## INFORMATION PROVIDED
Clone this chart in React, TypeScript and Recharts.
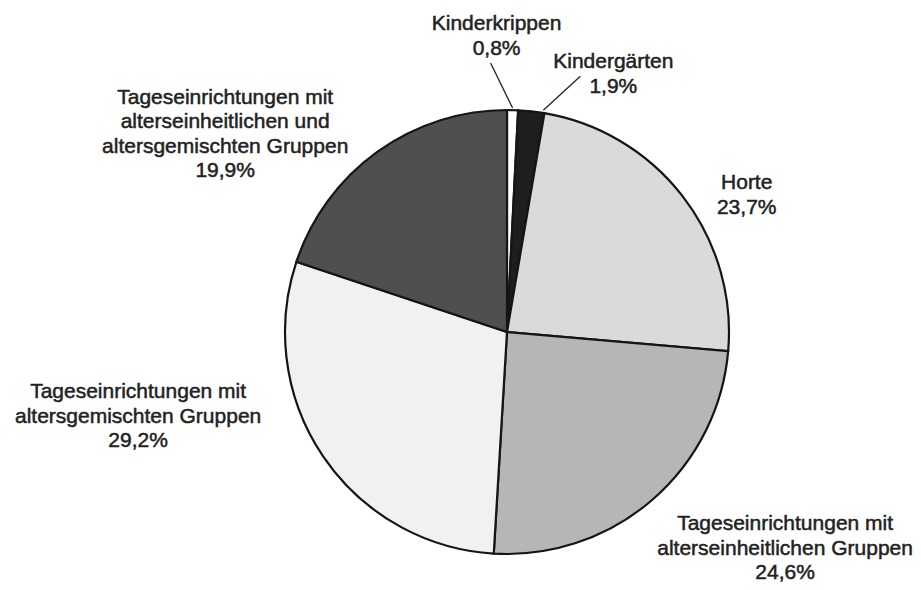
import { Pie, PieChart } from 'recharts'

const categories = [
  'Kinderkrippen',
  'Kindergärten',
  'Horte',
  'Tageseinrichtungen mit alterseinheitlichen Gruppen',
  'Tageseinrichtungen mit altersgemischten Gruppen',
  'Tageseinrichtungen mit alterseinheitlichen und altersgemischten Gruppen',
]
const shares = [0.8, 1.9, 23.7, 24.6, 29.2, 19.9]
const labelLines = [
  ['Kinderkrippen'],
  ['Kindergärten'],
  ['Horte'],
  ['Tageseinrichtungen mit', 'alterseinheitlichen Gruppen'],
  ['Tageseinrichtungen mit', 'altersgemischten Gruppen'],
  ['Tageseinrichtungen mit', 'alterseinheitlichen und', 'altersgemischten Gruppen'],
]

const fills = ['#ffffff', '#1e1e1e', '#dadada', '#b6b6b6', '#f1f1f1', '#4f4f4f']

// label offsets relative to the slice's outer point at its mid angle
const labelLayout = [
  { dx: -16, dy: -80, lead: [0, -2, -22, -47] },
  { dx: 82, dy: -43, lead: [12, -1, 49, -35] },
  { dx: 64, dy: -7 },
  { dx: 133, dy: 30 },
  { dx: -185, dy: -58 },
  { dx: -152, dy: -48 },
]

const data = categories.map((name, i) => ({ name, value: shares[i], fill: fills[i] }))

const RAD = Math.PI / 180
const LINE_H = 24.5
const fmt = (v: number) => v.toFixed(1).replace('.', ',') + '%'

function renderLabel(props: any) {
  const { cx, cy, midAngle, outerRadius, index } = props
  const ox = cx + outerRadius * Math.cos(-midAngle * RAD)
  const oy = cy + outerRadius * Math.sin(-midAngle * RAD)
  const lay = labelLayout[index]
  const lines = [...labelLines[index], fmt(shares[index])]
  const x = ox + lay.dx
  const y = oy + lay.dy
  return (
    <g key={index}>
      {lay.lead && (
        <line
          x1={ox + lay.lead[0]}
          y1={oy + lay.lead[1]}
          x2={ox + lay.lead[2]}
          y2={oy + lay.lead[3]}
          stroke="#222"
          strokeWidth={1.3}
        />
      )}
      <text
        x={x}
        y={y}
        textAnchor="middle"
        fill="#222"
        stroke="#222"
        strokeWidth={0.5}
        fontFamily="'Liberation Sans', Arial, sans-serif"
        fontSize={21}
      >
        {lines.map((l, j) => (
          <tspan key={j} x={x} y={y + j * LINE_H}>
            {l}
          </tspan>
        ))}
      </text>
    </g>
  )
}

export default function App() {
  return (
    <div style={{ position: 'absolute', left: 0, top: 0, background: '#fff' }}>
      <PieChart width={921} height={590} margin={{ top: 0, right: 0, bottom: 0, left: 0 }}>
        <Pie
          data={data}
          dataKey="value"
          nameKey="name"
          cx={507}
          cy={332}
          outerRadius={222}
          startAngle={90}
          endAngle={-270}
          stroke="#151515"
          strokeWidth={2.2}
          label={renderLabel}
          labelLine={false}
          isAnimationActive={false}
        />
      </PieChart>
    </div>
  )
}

## EXERCISE TASK
Only the lines from the top of the data through the line with "const fmt = (v: number)" should be quoted, exactly and with both ends kept; skip the pictures.

## RESULT FOR THIS TASK
Clone this chart in React, TypeScript and Recharts.
import { Pie, PieChart } from 'recharts'

const categories = [
  'Kinderkrippen',
  'Kindergärten',
  'Horte',
  'Tageseinrichtungen mit alterseinheitlichen Gruppen',
  'Tageseinrichtungen mit altersgemischten Gruppen',
  'Tageseinrichtungen mit alterseinheitlichen und altersgemischten Gruppen',
]
const shares = [0.8, 1.9, 23.7, 24.6, 29.2, 19.9]
const labelLines = [
  ['Kinderkrippen'],
  ['Kindergärten'],
  ['Horte'],
  ['Tageseinrichtungen mit', 'alterseinheitlichen Gruppen'],
  ['Tageseinrichtungen mit', 'altersgemischten Gruppen'],
  ['Tageseinrichtungen mit', 'alterseinheitlichen und', 'altersgemischten Gruppen'],
]

const fills = ['#ffffff', '#1e1e1e', '#dadada', '#b6b6b6', '#f1f1f1', '#4f4f4f']

// label offsets relative to the slice's outer point at its mid angle
const labelLayout = [
  { dx: -16, dy: -80, lead: [0, -2, -22, -47] },
  { dx: 82, dy: -43, lead: [12, -1, 49, -35] },
  { dx: 64, dy: -7 },
  { dx: 133, dy: 30 },
  { dx: -185, dy: -58 },
  { dx: -152, dy: -48 },
]

const data = categories.map((name, i) => ({ name, value: shares[i], fill: fills[i] }))

const RAD = Math.PI / 180
const LINE_H = 24.5
const fmt = (v: number) => v.toFixed(1).replace('.', ',') + '%'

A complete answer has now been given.